In many ways the news will be welcome, especially when it comes to trade finance: traditionally one of the most convoluted and burdensome pillars of modern finance, one which has been deeply in need of disruption.
As a result, the FT notes that the introduction of blockchain “is expected to shake up the centuries-old trade-finance industry, reducing the numerous documents and several days of processing needed for a single transaction to a paperless task that can be completed in hours.”
And, as Vivek Ramachandran, head of innovation and growth for commercial banking at HSBC, said, “the next stage is actually encouraging as many participants as possible to sign up to the utility” adding that banks, shipping companies, ports and customs operations would have to take up the same technology before it could gain widespread usage. “We don’t envisage the platform as anything other than a utility.”
Think of blockchain is to trade finance as DTCC was to old-school stock certificates (incidentally, blockchain is set to revolutionize DTC as well).
In trading hubs around the world, banks such as HSBC still operate trade-finance floors filled with stacks of paper documentation for trade. Blockchain transactions will greatly reduce these operations in the coming years, Mr Ramachandran said. HSBC took in $2.52bn in trade-finance revenue last year, making it one of the world’s largest banks in the industry.
In light of these numbers, it is understandable why HSBC wants to streamline its process even more, generating a far higher profit margin.
Some more details on the historic blockchain-mediated letter of credit:
The transaction for Cargill was for a shipment of soyabeans from Argentina to Malaysia last week. HSBC used the Corda blockchain platform, which was developed by technology consortium R3. Dutch bank ING, which has also adopted the technology, was a counterparty on the deal.
Unlike previous test transactions, the one for Cargill could be replicated if the same counterparties were involved, Ramachandran said, showing that the technology is ready for commercial use.
To be sure, HSBC was delighted with the outcome, and Ramachandran likened the advent of blockchain trade finance to the usage of standardized shipping containers, which were slowly but surely adopted by ships, ports, railways and trade companies over several decades to eventually become the primary mode for global shipping.

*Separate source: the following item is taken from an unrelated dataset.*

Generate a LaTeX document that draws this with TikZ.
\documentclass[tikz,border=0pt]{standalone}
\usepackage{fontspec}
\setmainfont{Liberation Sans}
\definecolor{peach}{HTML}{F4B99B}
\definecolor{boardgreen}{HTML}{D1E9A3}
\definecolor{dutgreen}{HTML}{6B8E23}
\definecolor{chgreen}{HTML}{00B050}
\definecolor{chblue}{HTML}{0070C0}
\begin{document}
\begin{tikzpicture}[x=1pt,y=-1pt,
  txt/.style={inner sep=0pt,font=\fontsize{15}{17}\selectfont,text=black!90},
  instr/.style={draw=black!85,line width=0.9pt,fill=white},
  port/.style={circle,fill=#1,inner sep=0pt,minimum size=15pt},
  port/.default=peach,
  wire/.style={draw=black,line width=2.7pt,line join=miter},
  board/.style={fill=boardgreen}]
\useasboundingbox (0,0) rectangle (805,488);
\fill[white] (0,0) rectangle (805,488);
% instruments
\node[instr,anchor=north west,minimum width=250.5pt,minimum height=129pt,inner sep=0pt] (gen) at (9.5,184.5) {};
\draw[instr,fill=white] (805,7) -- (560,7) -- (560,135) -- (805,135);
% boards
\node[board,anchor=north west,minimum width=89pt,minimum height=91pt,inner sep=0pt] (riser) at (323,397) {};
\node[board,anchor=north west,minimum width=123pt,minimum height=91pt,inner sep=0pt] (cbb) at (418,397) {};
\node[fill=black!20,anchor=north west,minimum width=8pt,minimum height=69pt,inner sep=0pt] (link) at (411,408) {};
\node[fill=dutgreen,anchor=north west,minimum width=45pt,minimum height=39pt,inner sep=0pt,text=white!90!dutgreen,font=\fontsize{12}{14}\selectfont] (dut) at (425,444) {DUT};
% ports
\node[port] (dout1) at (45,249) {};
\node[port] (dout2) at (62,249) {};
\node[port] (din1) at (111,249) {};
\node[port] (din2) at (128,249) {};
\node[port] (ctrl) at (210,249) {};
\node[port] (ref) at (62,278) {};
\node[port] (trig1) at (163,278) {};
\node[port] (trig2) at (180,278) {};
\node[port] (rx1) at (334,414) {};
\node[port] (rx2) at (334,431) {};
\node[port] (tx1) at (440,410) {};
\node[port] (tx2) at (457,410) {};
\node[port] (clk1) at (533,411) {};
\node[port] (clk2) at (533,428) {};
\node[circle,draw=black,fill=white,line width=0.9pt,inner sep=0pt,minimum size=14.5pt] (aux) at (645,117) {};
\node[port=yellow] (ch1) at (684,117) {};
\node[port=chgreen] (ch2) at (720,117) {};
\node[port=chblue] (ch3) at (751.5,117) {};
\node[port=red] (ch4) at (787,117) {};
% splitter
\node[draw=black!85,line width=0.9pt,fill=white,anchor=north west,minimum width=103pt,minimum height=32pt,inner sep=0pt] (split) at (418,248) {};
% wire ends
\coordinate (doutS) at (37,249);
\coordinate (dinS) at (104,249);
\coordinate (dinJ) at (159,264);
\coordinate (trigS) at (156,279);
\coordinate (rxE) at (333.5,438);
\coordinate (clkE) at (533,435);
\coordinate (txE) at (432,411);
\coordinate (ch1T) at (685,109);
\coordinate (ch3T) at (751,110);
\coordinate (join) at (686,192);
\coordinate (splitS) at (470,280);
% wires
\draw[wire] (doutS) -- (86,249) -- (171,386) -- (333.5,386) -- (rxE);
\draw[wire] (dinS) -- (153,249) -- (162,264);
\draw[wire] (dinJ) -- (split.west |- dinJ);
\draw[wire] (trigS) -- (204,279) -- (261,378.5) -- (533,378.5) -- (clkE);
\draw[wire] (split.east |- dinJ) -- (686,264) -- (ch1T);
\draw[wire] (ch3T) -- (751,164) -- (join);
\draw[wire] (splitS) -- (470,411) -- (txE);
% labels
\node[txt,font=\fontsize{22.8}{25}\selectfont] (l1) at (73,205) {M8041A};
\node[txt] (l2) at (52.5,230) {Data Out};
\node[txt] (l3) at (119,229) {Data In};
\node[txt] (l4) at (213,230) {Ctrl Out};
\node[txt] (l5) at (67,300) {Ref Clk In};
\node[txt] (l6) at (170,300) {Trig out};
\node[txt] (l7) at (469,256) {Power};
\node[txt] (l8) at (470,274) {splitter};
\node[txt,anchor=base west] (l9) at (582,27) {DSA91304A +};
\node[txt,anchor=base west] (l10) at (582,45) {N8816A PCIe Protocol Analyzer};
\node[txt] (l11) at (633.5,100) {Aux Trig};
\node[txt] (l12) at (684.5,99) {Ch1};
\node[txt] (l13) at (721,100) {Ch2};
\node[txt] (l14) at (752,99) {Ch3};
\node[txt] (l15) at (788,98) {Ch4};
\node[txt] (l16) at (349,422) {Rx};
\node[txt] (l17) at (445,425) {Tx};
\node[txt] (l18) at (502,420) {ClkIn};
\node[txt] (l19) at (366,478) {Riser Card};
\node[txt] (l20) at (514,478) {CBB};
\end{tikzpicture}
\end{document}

And now the race is on for the next standardization protocal, which unless something far better emerges in the coming months, will be blockchain:
In much the same respect, counterparties to trade finance — such as banks, ports and traders — must all adopt common platforms and standards for blockchain trade finance, something that Mr Ramachandran says will play out over the next five years.
To be sure, there will be bottlenecks, and widespread adoption of the technology will still face challenges as companies and banks attempt to make their pilot projects fit in with the bustling world of global trade, said Gadi Ruschin, chief executive at Wave, an Israel-based start-up developing bill-of-lading products using blockchain. Many of the products currently under development around the would fail, he predicted.

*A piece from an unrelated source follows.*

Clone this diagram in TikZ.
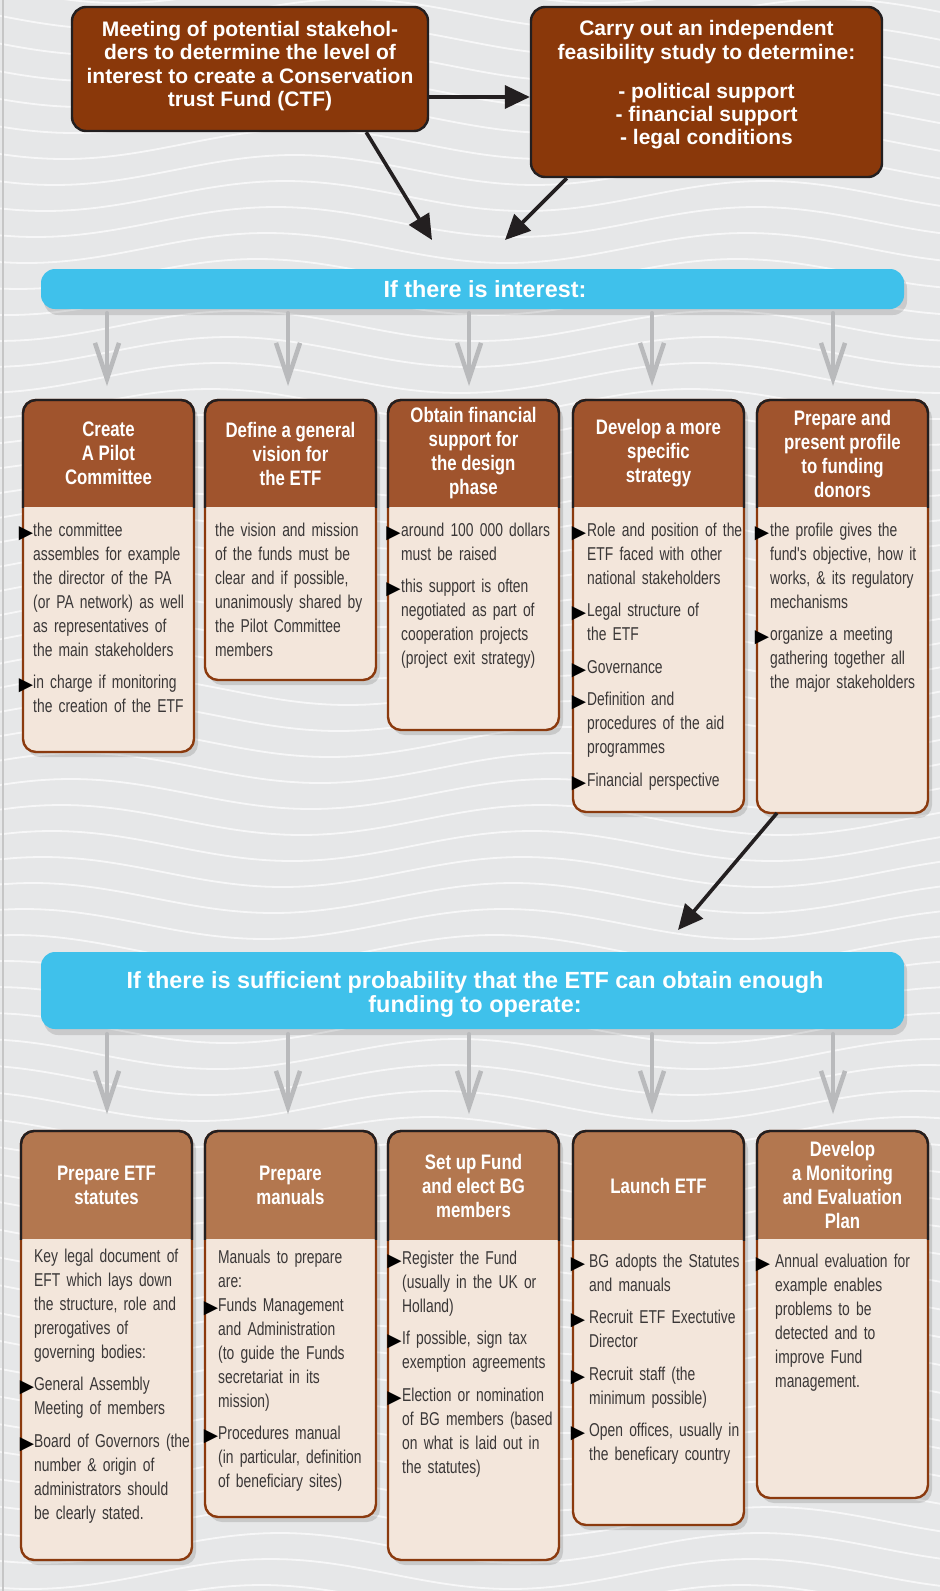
\documentclass[tikz,border=0pt]{standalone}
\usepackage{fontspec}
\setmainfont{Liberation Sans}
\newfontfamily\bodyf[FakeStretch=0.745]{Liberation Sans}
\newfontfamily\headf[FakeStretch=0.8]{Liberation Sans}
\newfontfamily\symf{DejaVu Sans}
\usetikzlibrary{arrows.meta}
\definecolor{bgc}{HTML}{E6E7E8}
\definecolor{dark}{HTML}{231F20}
\definecolor{topc}{HTML}{8A380A}
\definecolor{headA}{HTML}{A0542D}
\definecolor{headB}{HTML}{B3774F}
\definecolor{bodyc}{HTML}{F3E6DB}
\definecolor{bordc}{HTML}{8B3A0E}
\definecolor{barc}{HTML}{3FC1EB}
\definecolor{garc}{HTML}{B9BABC}
\definecolor{textc}{HTML}{3A3737}
\newcommand\bul[1][0.5pt]{\leavevmode\llap{\raisebox{-1.8pt}{\symf\fontsize{18.5}{18.5}\selectfont\color{black}▶}\hspace{#1}}}
\newcommand\card[7]{%
  \fill[black,opacity=.13,rounded corners=13pt] ({#2+4},{#3+5}) rectangle ({#2+175},{#5+5});
  \begin{scope}
    \clip[rounded corners=13pt] (#2,#3) rectangle ({#2+171},#5);
    \fill[bodyc] (#2,#3) rectangle ({#2+171},#5);
    \fill[#6] (#2,#3) rectangle ({#2+171},#4);
  \end{scope}
  \draw[bordc,line width=2.4pt,rounded corners=13pt] (#2,#3) rectangle ({#2+171},#5);
  \begin{scope}
    \clip ({#2-5},{#3-5}) rectangle ({#2+176},#4);
    \draw[dark,line width=2.4pt,rounded corners=13pt] (#2,#3) rectangle ({#2+171},#5);
  \end{scope}
  \node[cardbox,minimum height={#5-#3}] (#1) at (#2,#3) {};
  \node[head] (#1h) at ({#2+85.5},{(#3+#4)/2}) {#7};
}
\begin{document}
\begin{tikzpicture}[x=1pt,y=-1pt,
  cardbox/.style={anchor=north west,minimum width=171pt,inner sep=0pt,outer sep=0pt,draw=none},
  head/.style={align=center,text=white,inner sep=0pt,font=\headf\bfseries\fontsize{21}{24}\selectfont},
  body/.style={anchor=north west,inner sep=0pt,text width=200pt,text=textc,
    font=\bodyf\fontsize{18.6}{24}\selectfont,
    execute at begin node={\raggedright\setlength\parskip{8.5pt}\setlength\parindent{0pt}\rule{0pt}{15pt}}},
  topbox/.style={fill=topc,draw=dark,line width=2.4pt,rounded corners=14pt,inner sep=0pt},
  toptext/.style={align=center,text=white,inner sep=0pt,font=\bfseries\fontsize{21}{23.3}\selectfont},
  bar/.style={fill=barc,rounded corners=14pt,inner sep=0pt,text=white,align=center,
    font=\bfseries\fontsize{23.4}{24}\selectfont},
  garr/.style={draw=garc,line width=4.5pt,line cap=round,
    -{Straight Barb[length=36pt,width=24pt,line width=4.5pt]}},
  blk/.style={draw=dark,line width=3.6pt,-{Triangle[length=25pt,width=23pt]}}]
\useasboundingbox (0,0) rectangle (940,1591);
% background
\fill[bgc] (0,0) rectangle (940,1591);
\begin{scope}
  \clip (0,0) rectangle (940,1591);
  \foreach \k in {0,...,63}{
    \draw[white,line width=1.8pt,opacity=.7] plot[domain=0:940,samples=50,smooth]
      (\x,{\k*26-12+15*sin(\x*0.75+\k*7)});
  }
\end{scope}
\draw[gray!45,line width=2pt] (2.5,0) -- (2.5,1591);

% top boxes
\node[topbox,minimum width=356pt,minimum height=124pt] (t1) at (250,69) {};
\node[toptext] (t1t) at (250,66) {Meeting of potential stakehol-\\ders to determine the level of\\interest to create a Conservation\\trust Fund (CTF)};
\node[topbox,minimum width=351pt,minimum height=170pt] (t2) at (706.5,92) {};
\node[toptext] (t2t) at (706.5,85) {Carry out an independent\\feasibility study to determine:\\[16pt]- political support\\- financial support\\- legal conditions};

\coordinate (h1) at (0,97);
\coordinate (m1) at (432,240);
\coordinate (m2) at (505,240);
\draw[blk] (t1.east |- h1) -- (t2.west |- h1);
\draw[blk] ([xshift=-63pt]t1.south east) -- (m1);
\draw[blk] ([xshift=37pt]t2.south west) -- (m2);

% bar 1
\fill[black,opacity=.12,rounded corners=14pt] (44,274) rectangle (907,315);
\node[bar,minimum width=863pt,minimum height=40pt] (bar1) at (472.5,289) {};
\node[bar,fill=none] (bar1t) at (485,289) {If there is interest:};

% top row cards
\card{c1}{23}{400}{507}{752}{headA}{Create\\A Pilot\\Committee}
\card{c2}{205}{400}{507}{680}{headA}{Define a general\\vision for\\the ETF}
\card{c3}{388}{400}{507}{730}{headA}{Obtain financial\\support for\\the design\\phase}
\card{c4}{573}{400}{507}{812}{headA}{Develop a more\\specific\\strategy}
\card{c5}{757}{400}{507}{813}{headA}{Prepare and\\present profile\\to funding\\donors}

\node[body] (c1b) at (33,521) {\bul[0pt]the committee\\assembles for example\\the director of the PA\\(or PA network) as well\\as representatives of\\the main stakeholders\par
\bul[0pt]in charge if monitoring\\the creation of the ETF};
\node[body] (c2b) at (215,521) {the vision and mission\\of the funds must be\\clear and if possible,\\unanimously shared by\\the Pilot Committee\\members};
\node[body] (c3b) at (401,521) {\bul around 100 000 dollars\\must be raised\par
\bul this support is often\\negotiated as part of\\cooperation projects\\(project exit strategy)};
\node[body] (c4b) at (587,521) {\bul[1pt]Role and position of the\\ETF faced with other\\national stakeholders\par
\bul[1pt]Legal structure of\\the ETF\par
\bul[1pt]Governance\par
\bul[1pt]Definition and\\procedures of the aid\\programmes\par
\bul[1pt]Financial perspective};
\node[body] (c5b) at (770,521) {\bul[1pt]the profile gives the\\fund's objective, how it\\works, \& its regulatory\\mechanisms\par
\bul[1pt]organize a meeting\\gathering together all\\the major stakeholders};

% gray arrows 1
\foreach \i/\gx in {1/107,2/288,3/469,4/652,5/833}{
  \coordinate (g\i) at (\gx,0);
}
\draw[garr,shorten <=4pt,shorten >=14pt] (bar1.south -| g1) -- (c1.north -| g1);
\draw[garr,shorten <=4pt,shorten >=14pt] (bar1.south -| g2) -- (c2.north -| g2);
\draw[garr,shorten <=4pt,shorten >=14pt] (bar1.south -| g3) -- (c3.north -| g3);
\draw[garr,shorten <=4pt,shorten >=14pt] (bar1.south -| g4) -- (c4.north -| g4);
\draw[garr,shorten <=4pt,shorten >=14pt] (bar1.south -| g5) -- (c5.north -| g5);

% arrow to bar 2
\coordinate (m3) at (678,930);
\draw[blk] ([xshift=20pt]c5.south west) -- (m3);

% bar 2
\fill[black,opacity=.12,rounded corners=14pt] (44,957) rectangle (907,1035);
\node[bar,minimum width=863pt,minimum height=77pt] (bar2) at (472.5,990.5) {};
\node[bar,fill=none] (bar2t) at (475,994) {If there is sufficient probability that the ETF can obtain enough\\funding to operate:};

% bottom row cards
\card{d1}{21}{1131}{1239}{1560}{headB}{Prepare ETF\\statutes}
\card{d2}{205}{1131}{1239}{1517}{headB}{Prepare\\manuals}
\card{d3}{388}{1131}{1240}{1560}{headB}{Set up Fund\\and elect BG\\members}
\card{d4}{573}{1131}{1240}{1525}{headB}{Launch ETF}
\card{d5}{757}{1131}{1239}{1498}{headB}{Develop\\a Monitoring\\and Evaluation\\Plan}

\node[body] (d1b) at (34,1247) {Key legal document of\\EFT which lays down\\the structure, role and\\prerogatives of\\governing bodies:\par
\bul[0pt]General Assembly\\Meeting of members\par
\bul[0pt]Board of Governors (the\\number \& origin of\\administrators should\\be clearly stated.};
\node[body] (d2b) at (218,1248) {Manuals to prepare\\are:\\\bul[0pt]Funds Management\\and Administration\\(to guide the Funds\\secretariat in its\\mission)\par
\bul[0pt]Procedures manual\\(in particular, definition\\of beneficiary sites)};
\node[body] (d3b) at (402,1249) {\bul Register the Fund\\(usually in the UK or\\Holland)\par
\bul If possible, sign tax\\exemption agreements\par
\bul Election or nomination\\of BG members (based\\on what is laid out in\\the statutes)};
\node[body] (d4b) at (589,1252) {\bul[4pt]BG adopts the Statutes\\and manuals\par
\bul[4pt]Recruit ETF Exectutive\\Director\par
\bul[4pt]Recruit staff (the\\minimum possible)\par
\bul[4pt]Open offices, usually in\\the beneficary country};
\node[body] (d5b) at (775,1252) {\bul[5pt]Annual evaluation for\\example enables\\problems to be\\detected and to\\improve Fund\\management.};

% gray arrows 2
\draw[garr,shorten <=5pt,shorten >=17pt] (bar2.south -| g1) -- (d1.north -| g1);
\draw[garr,shorten <=5pt,shorten >=17pt] (bar2.south -| g2) -- (d2.north -| g2);
\draw[garr,shorten <=5pt,shorten >=17pt] (bar2.south -| g3) -- (d3.north -| g3);
\draw[garr,shorten <=5pt,shorten >=17pt] (bar2.south -| g4) -- (d4.north -| g4);
\draw[garr,shorten <=5pt,shorten >=17pt] (bar2.south -| g5) -- (d5.north -| g5);
\end{tikzpicture}
\end{document}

“The blockchain is only an enabling technology for different products and each product should be evaluated in many aspects before evaluating the chances for adoption — technology, regulations, cost of the service, security but the most important one is the product market fit,” Ruschin said.

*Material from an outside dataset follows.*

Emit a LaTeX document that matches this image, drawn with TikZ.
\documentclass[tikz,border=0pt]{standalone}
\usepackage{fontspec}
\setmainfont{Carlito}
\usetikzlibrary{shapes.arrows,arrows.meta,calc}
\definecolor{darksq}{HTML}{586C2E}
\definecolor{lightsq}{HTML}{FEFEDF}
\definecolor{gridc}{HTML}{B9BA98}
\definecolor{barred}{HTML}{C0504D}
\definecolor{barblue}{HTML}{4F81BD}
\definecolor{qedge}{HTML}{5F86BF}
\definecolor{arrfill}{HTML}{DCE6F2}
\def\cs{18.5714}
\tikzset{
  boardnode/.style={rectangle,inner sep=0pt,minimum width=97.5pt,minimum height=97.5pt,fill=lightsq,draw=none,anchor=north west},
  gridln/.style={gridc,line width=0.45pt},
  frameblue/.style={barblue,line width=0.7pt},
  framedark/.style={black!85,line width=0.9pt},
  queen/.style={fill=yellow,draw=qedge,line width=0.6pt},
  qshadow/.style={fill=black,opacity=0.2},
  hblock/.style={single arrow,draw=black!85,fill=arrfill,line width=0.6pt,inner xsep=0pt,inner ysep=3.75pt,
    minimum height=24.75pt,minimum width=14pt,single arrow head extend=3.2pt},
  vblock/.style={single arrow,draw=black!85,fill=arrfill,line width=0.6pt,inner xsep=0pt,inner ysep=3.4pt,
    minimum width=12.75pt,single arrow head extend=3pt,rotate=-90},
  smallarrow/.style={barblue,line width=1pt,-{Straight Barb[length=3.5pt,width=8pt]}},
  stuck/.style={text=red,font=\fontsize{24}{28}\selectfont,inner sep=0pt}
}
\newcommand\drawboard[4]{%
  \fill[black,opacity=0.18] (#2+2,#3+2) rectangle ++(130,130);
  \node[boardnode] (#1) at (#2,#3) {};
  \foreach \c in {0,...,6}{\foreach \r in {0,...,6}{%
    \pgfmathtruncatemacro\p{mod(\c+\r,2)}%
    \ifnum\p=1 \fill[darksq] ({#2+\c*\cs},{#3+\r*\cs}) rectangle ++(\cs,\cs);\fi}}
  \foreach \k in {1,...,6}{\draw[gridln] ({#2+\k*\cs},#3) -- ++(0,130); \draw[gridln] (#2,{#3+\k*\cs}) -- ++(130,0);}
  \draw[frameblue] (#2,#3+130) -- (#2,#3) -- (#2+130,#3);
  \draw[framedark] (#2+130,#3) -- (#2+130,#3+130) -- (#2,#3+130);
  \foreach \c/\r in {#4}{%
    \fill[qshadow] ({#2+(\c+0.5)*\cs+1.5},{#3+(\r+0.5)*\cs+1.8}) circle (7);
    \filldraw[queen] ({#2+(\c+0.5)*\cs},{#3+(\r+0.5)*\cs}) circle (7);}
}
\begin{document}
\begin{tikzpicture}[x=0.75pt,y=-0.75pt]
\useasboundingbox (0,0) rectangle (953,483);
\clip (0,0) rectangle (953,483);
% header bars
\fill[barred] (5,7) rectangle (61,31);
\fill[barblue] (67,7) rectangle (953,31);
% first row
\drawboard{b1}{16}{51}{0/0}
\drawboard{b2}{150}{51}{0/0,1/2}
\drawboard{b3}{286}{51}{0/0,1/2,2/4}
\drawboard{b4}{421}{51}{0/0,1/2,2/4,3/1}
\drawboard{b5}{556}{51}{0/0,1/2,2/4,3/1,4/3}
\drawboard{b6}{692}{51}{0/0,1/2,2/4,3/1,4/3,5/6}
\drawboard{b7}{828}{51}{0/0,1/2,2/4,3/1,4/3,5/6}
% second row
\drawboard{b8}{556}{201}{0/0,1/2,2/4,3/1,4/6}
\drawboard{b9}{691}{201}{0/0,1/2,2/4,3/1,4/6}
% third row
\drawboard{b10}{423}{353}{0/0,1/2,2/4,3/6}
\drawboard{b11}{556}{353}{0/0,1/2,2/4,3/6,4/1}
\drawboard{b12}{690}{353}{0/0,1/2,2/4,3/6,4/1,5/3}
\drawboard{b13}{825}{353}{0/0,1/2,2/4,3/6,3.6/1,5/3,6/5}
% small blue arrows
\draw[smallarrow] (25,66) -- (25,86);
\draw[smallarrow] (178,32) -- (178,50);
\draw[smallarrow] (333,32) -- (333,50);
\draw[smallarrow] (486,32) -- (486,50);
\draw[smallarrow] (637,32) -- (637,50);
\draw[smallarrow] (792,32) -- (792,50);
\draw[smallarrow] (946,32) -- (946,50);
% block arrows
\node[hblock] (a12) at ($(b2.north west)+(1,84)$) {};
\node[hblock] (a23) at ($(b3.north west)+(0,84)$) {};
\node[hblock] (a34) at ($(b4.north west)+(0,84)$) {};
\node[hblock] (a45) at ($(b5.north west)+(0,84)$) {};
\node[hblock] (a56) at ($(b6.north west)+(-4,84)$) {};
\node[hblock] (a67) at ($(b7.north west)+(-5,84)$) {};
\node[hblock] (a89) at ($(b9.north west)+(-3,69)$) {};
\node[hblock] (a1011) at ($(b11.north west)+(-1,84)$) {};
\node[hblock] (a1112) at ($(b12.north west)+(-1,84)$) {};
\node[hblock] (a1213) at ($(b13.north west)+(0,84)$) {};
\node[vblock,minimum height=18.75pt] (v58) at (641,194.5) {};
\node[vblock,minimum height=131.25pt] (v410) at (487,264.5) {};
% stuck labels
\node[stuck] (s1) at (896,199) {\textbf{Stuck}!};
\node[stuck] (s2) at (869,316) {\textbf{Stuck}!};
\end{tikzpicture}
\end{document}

As discussed most recently three months ago, trade finance – its massive $9 trillion industry size notwithstanding – is just one of numerous fields ripe for disruptions and improvement; ultimately the broad reach of blockchain will impact no less than $100 trillion worth of goods and services; in this context, the fact that the market cap of the entire crypto universe (at just over $400 billion at this moment) is less than half the market cap of Apple, may be one of the biggest arbitrage opportunities in history.